The adventure began with the group deciding to form a loose business consortium and purchase a ship. After borrowing the money from a loan shark, they buy a ship from a dealer of used spacecraft (the discussion of which one to buy did a lot to firm up personalities).
But the ship they bought held a hidden secret: a dead body with mysterious cybernetic modifications. Now mysterious forces are on the trail of the dead body, and they appear willing to do whatever it takes to get it.
The group is pretty familiar with the core rules and the source material, so it was easy to get settled in. One noteworthy thing about the game is that most RPG's tend to drop into "bullet time " in combat; every shot, stab, or punch gets its own die roll resolution. In Firefly, an entire combat, even with multiple assailants, is resolved in a single roll. That kept the action moving very, very quickly.
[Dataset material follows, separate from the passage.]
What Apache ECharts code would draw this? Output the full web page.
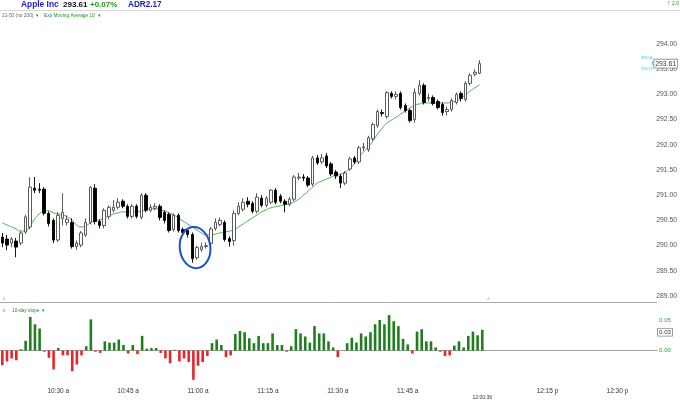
<!DOCTYPE html>
<html><head><meta charset="utf-8">
<script src="https://cdn.jsdelivr.net/npm/echarts@6/dist/echarts.min.js"></script>
<style>html,body{margin:0;padding:0;background:#fff}#c{width:680px;height:400px}</style>
</head><body><div id="c"></div>
<script>
// ---- data (1-minute bars, first bar 10:18) ----
const opens = [290.17,290.13,290.05,290.09,290.05,290.27,290.37,291.14,291.12,291.12,
290.64,290.50,290.11,290.54,290.46,290.46,289.98,290.01,290.21,290.46,
291.14,290.48,290.40,290.58,290.70,290.76,290.88,290.78,290.58,290.78,
290.56,291.00,290.70,290.74,290.78,290.66,290.62,290.32,290.60,290.32,
290.30,290.22,289.76,289.92,289.98,290.04,290.34,290.42,290.46,290.14,
290.10,290.64,290.72,290.88,290.84,290.68,290.94,290.80,290.86,291.10,
290.98,290.88,290.82,290.92,291.34,291.36,291.34,291.22,291.74,291.66,
291.78,291.62,291.46,291.38,291.24,291.52,291.74,291.66,291.94,291.90,
292.12,292.38,292.64,292.56,293.02,292.96,293.02,292.78,292.68,292.50,
293.02,293.18,292.92,292.94,292.86,292.80,292.66,292.70,292.84,293.02,
292.90,293.22,293.40,293.42];
const closes = [290.05,290.01,290.13,289.97,290.25,290.57,291.16,291.10,291.10,290.64,
290.44,290.11,290.60,290.66,290.52,289.98,290.05,290.25,290.46,291.16,
290.48,290.40,290.70,290.76,290.76,290.86,290.78,290.58,290.78,290.58,
291.00,290.70,290.76,290.78,290.56,290.50,290.30,290.60,290.30,290.26,
290.22,289.74,289.96,289.98,290.00,290.33,290.46,290.50,290.12,290.08,
290.64,290.78,290.86,290.82,290.68,290.96,290.80,290.94,291.10,290.86,
290.88,290.82,290.92,291.36,291.36,291.34,291.20,291.74,291.64,291.74,
291.58,291.42,291.38,291.24,291.44,291.72,291.66,291.94,291.96,292.14,
292.40,292.66,292.62,293.04,292.96,293.00,292.74,292.68,292.48,293.04,
293.18,292.84,292.94,292.82,292.74,292.64,292.70,292.88,293.00,292.92,
293.22,293.38,293.44,293.61];
const lows = [289.97,289.91,289.97,289.77,290.01,290.23,290.33,291.04,291.04,290.60,
290.38,290.05,290.07,290.40,290.40,289.94,289.92,289.97,290.17,290.42,
290.42,290.34,290.34,290.52,290.66,290.72,290.74,290.54,290.54,290.54,
290.52,290.66,290.66,290.70,290.50,290.44,290.26,290.28,290.26,290.20,
290.16,289.66,289.72,289.88,289.94,290.00,290.30,290.38,290.08,289.98,
290.00,290.60,290.68,290.76,290.64,290.64,290.76,290.76,290.82,290.82,
290.84,290.66,290.78,290.88,291.30,291.28,291.16,291.18,291.60,291.62,
291.54,291.38,291.32,291.14,291.20,291.48,291.62,291.62,291.88,291.86,
292.08,292.34,292.56,292.52,292.92,292.90,292.70,292.64,292.44,292.44,
292.98,292.80,292.86,292.78,292.70,292.58,292.58,292.66,292.80,292.86,
292.86,293.18,293.36,293.40];
const highs = [290.25,290.21,290.17,290.15,290.29,290.61,291.36,291.36,291.24,291.16,
290.68,290.54,290.66,291.04,290.60,290.54,290.10,290.29,290.54,291.18,
291.22,290.52,290.74,290.80,290.90,290.94,290.92,290.82,290.82,290.82,
291.04,291.04,290.82,290.84,290.82,290.70,290.66,290.64,290.64,290.36,
290.34,290.26,290.00,290.06,290.06,290.37,290.54,290.56,290.50,290.18,
290.70,290.86,290.94,290.96,290.88,291.04,291.00,290.98,291.12,291.14,
291.02,290.92,290.96,291.40,291.44,291.42,291.38,291.78,291.80,291.82,
291.84,291.66,291.50,291.42,291.48,291.76,291.78,291.98,292.04,292.18,
292.44,292.70,292.70,293.06,293.06,293.06,293.06,292.82,292.72,293.12,
293.28,293.22,293.02,292.98,292.90,292.84,292.76,292.92,293.04,293.06,
293.26,293.42,293.50,293.68];
const ema10 = [290.45,290.41,290.37,290.33,290.29,290.29,290.39,290.53,290.63,290.69,
290.69,290.65,290.63,290.61,290.57,290.51,290.41,290.37,290.39,290.45,
290.49,290.51,290.55,290.59,290.63,290.65,290.67,290.67,290.67,290.67,
290.69,290.71,290.73,290.73,290.71,290.69,290.65,290.61,290.55,290.49,
290.43,290.37,290.31,290.25,290.21,290.21,290.23,290.25,290.27,290.29,
290.31,290.37,290.43,290.49,290.55,290.61,290.67,290.71,290.75,290.77,
290.79,290.81,290.83,290.87,290.92,291.00,291.08,291.16,291.24,291.28,
291.32,291.36,291.40,291.42,291.46,291.54,291.62,291.76,291.86,291.96,
292.08,292.21,292.33,292.43,292.49,292.55,292.61,292.67,292.73,292.79,
292.81,292.83,292.83,292.83,292.83,292.83,292.83,292.85,292.87,292.93,
292.99,293.07,293.13,293.19];
const slope10 = [-0.024,-0.018,-0.013,-0.016,0.002,0.016,0.055,0.043,0.036,-0.002,
-0.012,-0.031,0.004,-0.008,-0.008,-0.034,-0.023,-0.008,0.007,0.051,
-0.002,-0.004,0.015,0.013,0.013,0.018,0.009,-0.005,0.009,-0.006,
0.024,0.003,0.004,0.004,-0.004,-0.013,-0.021,0.001,-0.018,-0.013,
-0.019,-0.048,-0.025,-0.019,-0.009,0.012,0.018,0.009,-0.011,-0.008,
0.027,0.032,0.030,0.020,0.012,0.024,0.012,0.012,0.028,0.009,
0.009,-0.002,0.007,0.035,0.028,0.023,0.013,0.040,0.028,0.028,
0.015,0.005,-0.011,0.000,0.012,0.021,0.013,0.028,0.023,0.030,
0.043,0.050,0.043,0.058,0.048,0.040,0.019,0.010,-0.005,0.031,
0.035,0.015,0.015,0.005,-0.002,-0.009,-0.008,0.008,0.015,0.005,
0.024,0.031,0.025,0.034];
const slotCount = 141;                 // one slot per minute, 10:18 .. 12:38
const timeLabelSlots = [12,27,42,57,72,87,103,117,132];
const timeLabels = ['10:30 a','10:45 a','11:00 a','11:15 a','11:30 a','11:45 a','12:00:39','12:15 p','12:30 p'];
const nowLabel = '12:00:39';
const bidAsk = ['293.64','293.57'];
const lastSlopeText = '0.03';
const circledSlot = 41.6, circledPrice = 289.96;

// ---- chart ----
const chart = echarts.init(document.getElementById('c'));
const slots = Array.from({length: slotCount}, (_, i) => String(i));
const labelAt = {};
timeLabelSlots.forEach((s, i) => labelAt[s] = timeLabels[i]);
const candleData = opens.map((o, i) => [o, closes[i], lows[i], highs[i]]);
const lastClose = closes[closes.length - 1];
const lastSlope = slope10[slope10.length - 1];
const FONT = 'Liberation Sans';
const GREEN = '#1f7f1f', RED = '#e8242b', LGREEN = '#3f9a3f';

const boxLabel = (text, size, dist) => ({
  show: true, position: 'end', distance: dist, formatter: () => text, fontSize: size, color: '#333',
  backgroundColor: '#fff', borderColor: '#888', borderWidth: 0.8, padding: [1, 1, 0, 1], fontFamily: FONT
});

const option = {
  animation: false,
  backgroundColor: '#ffffff',
  textStyle: {fontFamily: FONT},
  grid: [
    {left: 0, width: 657, top: 18.8, height: 302.4},
    {left: 0, width: 657, top: 289.5, height: 93}
  ],
  xAxis: [
    {type: 'category', gridIndex: 0, data: slots, boundaryGap: true, show: false},
    {type: 'category', gridIndex: 1, data: slots, boundaryGap: true,
     axisLine: {show: true, lineStyle: {color: '#a0a0a0', width: 1}},
     axisTick: {show: false},
     axisLabel: {
       interval: (i) => labelAt[i] !== undefined,
       formatter: (v, i) => labelAt[i] === nowLabel ? '{s|' + labelAt[i] + '}' : (labelAt[i] || ''),
       fontSize: 6.5, color: '#333', margin: 7, fontFamily: FONT,
       rich: {s: {fontSize: 5, color: '#333', padding: [7, 0, 0, 0], fontFamily: FONT}}
     }}
  ],
  yAxis: [
    {type: 'value', gridIndex: 0, position: 'right', min: 288.5, max: 294.5, interval: 0.5,
     splitLine: {show: false}, axisLine: {show: false}, axisTick: {show: false},
     axisLabel: {showMinLabel: false, showMaxLabel: false, formatter: v => v.toFixed(2),
                 fontSize: 6.8, color: '#555', margin: 3, fontFamily: FONT}},
    {type: 'value', gridIndex: 1, position: 'right', min: -0.05, max: 0.10, interval: 0.05,
     splitLine: {show: false}, axisLine: {show: false}, axisTick: {show: false},
     axisLabel: {showMinLabel: false, showMaxLabel: false, formatter: v => v.toFixed(2),
                 fontSize: 6.2, color: LGREEN, margin: 2, fontFamily: FONT}}
  ],
  series: [
    {type: 'candlestick', xAxisIndex: 0, yAxisIndex: 0, data: candleData, barWidth: 3,
     itemStyle: {color: '#ffffff', color0: '#000000', borderColor: '#4a4a4a', borderColor0: '#000000', borderWidth: 0.9},
     markLine: {silent: true, symbol: ['none', 'none'], animation: false,
       lineStyle: {color: 'rgba(0,0,0,0)', width: 1, type: 'solid'},
       label: boxLabel(lastClose.toFixed(2), 6.8, 1),
       data: [{yAxis: lastClose}]}
    },
    {type: 'line', xAxisIndex: 0, yAxisIndex: 0, data: ema10, smooth: true, showSymbol: false,
     lineStyle: {color: '#52a852', width: 1}, z: 1},
    {type: 'bar', xAxisIndex: 1, yAxisIndex: 1, barWidth: 2.6,
     data: slope10.map(v => ({value: v, itemStyle: {color: v >= 0 ? GREEN : RED}})),
     markLine: {silent: true, symbol: ['none', 'none'], animation: false,
       lineStyle: {color: 'rgba(0,0,0,0)', width: 1, type: 'solid'},
       label: boxLabel(lastSlopeText, 6.2, 1),
       data: [{yAxis: lastSlope}]}
    }
  ]
};
chart.setOption(option);

// annotations / header
const p41 = chart.convertToPixel({xAxisIndex: 0, yAxisIndex: 0}, [41, circledPrice]);
const p42 = chart.convertToPixel({xAxisIndex: 0, yAxisIndex: 0}, [42, circledPrice + 0.41]);
const slotW = p42[0] - p41[0];
const cx = p41[0] + (circledSlot - 41) * slotW;
const cy = p41[1];
const ry = cy - p42[1];
const rx = slotW * 3.3;
const pLast = chart.convertToPixel({xAxisIndex: 0, yAxisIndex: 0}, [0, lastClose]);

chart.setOption({
  graphic: [
    {type: 'line', shape: {x1: 0, y1: 10.5, x2: 680, y2: 10.5}, style: {stroke: '#d8d8d8', lineWidth: 1}},
    {type: 'line', shape: {x1: 0, y1: 302.5, x2: 657, y2: 302.5}, style: {stroke: '#a8a8a8', lineWidth: 1}},
    {type: 'text', left: 21, top: 1, style: {text: 'Apple Inc', fill: '#1c1ccc', font: 'bold 8.4px ' + FONT}},
    {type: 'text', left: 63, top: 1, style: {text: '293.61', fill: '#111', font: 'bold 8px ' + FONT}},
    {type: 'text', left: 90, top: 1, style: {text: '+0.07%', fill: '#1e9a1e', font: 'bold 8px ' + FONT}},
    {type: 'text', left: 128, top: 1, style: {text: 'ADR2.17', fill: '#1c1ccc', font: 'bold 8.2px ' + FONT}},
    {type: 'text', left: 2, top: 13, style: {text: '21-50 (no 200)  \u25BE', fill: '#666', font: '4.8px ' + FONT}},
    {type: 'text', left: 44, top: 13, style: {text: 'Exp Moving Average 10  \u25BE', fill: '#2e8b2e', font: '4.8px ' + FONT}},
    {type: 'text', left: 667, top: 0, style: {text: '\u2191', fill: '#1e9a1e', font: 'bold 7px ' + FONT}},
    {type: 'text', left: 672, top: 1, style: {text: '2.0', fill: '#1e9a1e', font: '5px ' + FONT}},
    {type: 'text', left: 2, top: 296, style: {text: '\u21B3', fill: '#aaa', font: '5px ' + FONT}},
    {type: 'text', left: 487, top: 297, style: {text: '\u02C4', fill: '#999', font: '5px ' + FONT}},
    {type: 'text', left: 3, top: 308, style: {text: 'x', fill: '#777', font: '5px ' + FONT}},
    {type: 'text', left: 12, top: 308, style: {text: '10-day slope  \u25BE', fill: '#2e8b2e', font: '4.8px ' + FONT}},
    {type: 'text', x: 641, y: pLast[1] - 8, style: {text: bidAsk[0], fill: '#22c4d8', font: '3.8px ' + FONT}},
    {type: 'text', x: 641, y: pLast[1] + 3, style: {text: bidAsk[1], fill: '#22c4d8', font: '3.8px ' + FONT}},
    {type: 'rect', shape: {x: 652.5, y: pLast[1] - 2, width: 3, height: 3}, style: {fill: '#fff', stroke: '#22c4d8', lineWidth: 0.8}},
    {type: 'ellipse', shape: {cx: cx, cy: cy, rx: rx, ry: ry}, rotation: 0.12, originX: cx, originY: cy,
     style: {fill: 'none', stroke: '#1f4fd6', lineWidth: 2}, z: 100}
  ]
});
</script>
</body></html>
There's also little repeat activity. By that I mean you don't have different people attempting the same task over and over again. Everyone participating just contributes their dice to the pool. Doing so means that they share in any Complications from failures, however.
Speaking of which, Complications come up a lot. Complications are negative conditional modifiers and PC's get them every time they roll a 1 on any of the dice in their pool. That means that, if you're rolling five dice to try to do something you're likely to get a Complication even if you succeed in your action. As a result the group seemed to be dogged with bad luck, hard knocks, and plot twists. Villains often escaped and the PC's spent a lot of time running away. For Firefly that seems to fit.
Various complications that were inflected upon the PC's included
"Weirded out by the body"
"Person of interest"
"Screaming bystander"
"Jammed up traffic"
"Long held grudge"
"Lacerated arm"
And "May have left an online footprint"
And that wasn't all of them...
Overall the response was good, even though I'm sure I made mistakes in the rules. I've already had some inquiries from other people wanting to play, so maybe I'll have a second group after all.
This sounds promising - please keep posting about it. I'd especially like to see your thoughts on a campaign of this vs. your Marvel campaign using similar rules.